WOW, that was like a Dr. Seuss Quote
16 year old daughter has a job!! WOO HOO!!! At a local Taco Shop down by the beach! Of course we eat there all the time now.
And of course we embarrass her, and take pictures of her wiping down the tables. And of course we leave money in her tip jar! Way to go B!! Your first job!

"Mom, can you take a picture of my hair so I can text it to Kalie?"
"Sure Honey" - and my ulterior motive is so I can also write a post about it. My poor daughters....
Have you all seen the Ombre hair look on the internet? Ummm, isn't that just called - "Hey, my roots are showing"? But whatever, tomato / to-mah-to! My 14 year old had been wanting to try the Ombre look. A bit of a beachy, lighter on the ends kind of thing.
Am I a hairdresser? No, but I play one on T.V............
A little bit of bleach, a few pieces of foil, and Voila, Ombre Hair. 
**Before you all start wondering if I can afford conditioner for my daughter, the answer is 'Yes' 
This is kinda the look she was going for. 'Beachy Hair' it is called. Other days she does the whole, blow dried  straight ironed, shine spray, gloss serum look.

* J.R. trivia fact. EVERY SINGLE TIME that I use the word Voila in a blog post, I have to Google the spelling first. :)
These are all the different ways that my brain tries to peer pressure me into spelling it. But I take charge and say "Brain, stop pressuring me!

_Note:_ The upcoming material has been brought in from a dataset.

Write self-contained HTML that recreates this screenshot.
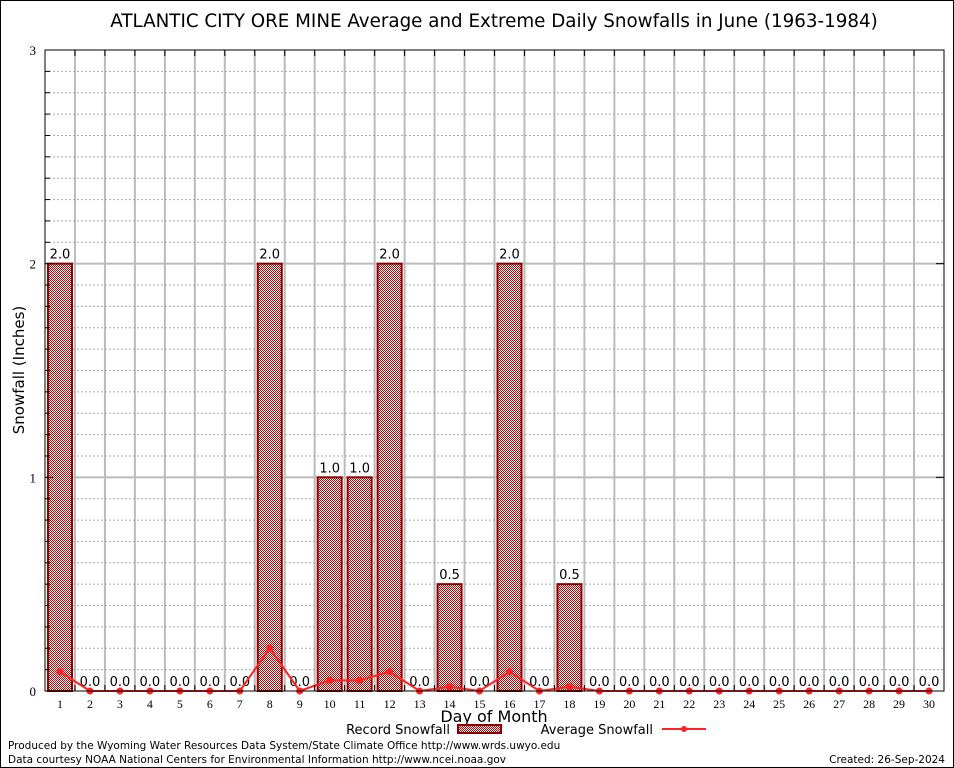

I am going to Google it, and ignore you!!"


  1. Replies
    1. If I lived by you we could blend our blog stories.
      Your writing style with my life happenings. With some neighbor shenanigans mixed in.
      We could call it "Can't Keep The Concoctions of My Life In No More"!!
      Oh wait, then I'd have to go Skydiving so I could keep the flow goin. Ummmmmm, Uhhhhhh

  2. You goofball...and your poor child is traumatized. The one you torture at the taco shop. ;)

    1. I have to get them back for all the torture they lay upon every single day! lol

  3. I can't spell wa-la or tomorrow (one m, two m's, one r, two r's???). Well, those two and about 10,000 more.

  4. Tomorrow is a stumper. Embarrass is another stumper. I'm right there with you, 10,000 and counting.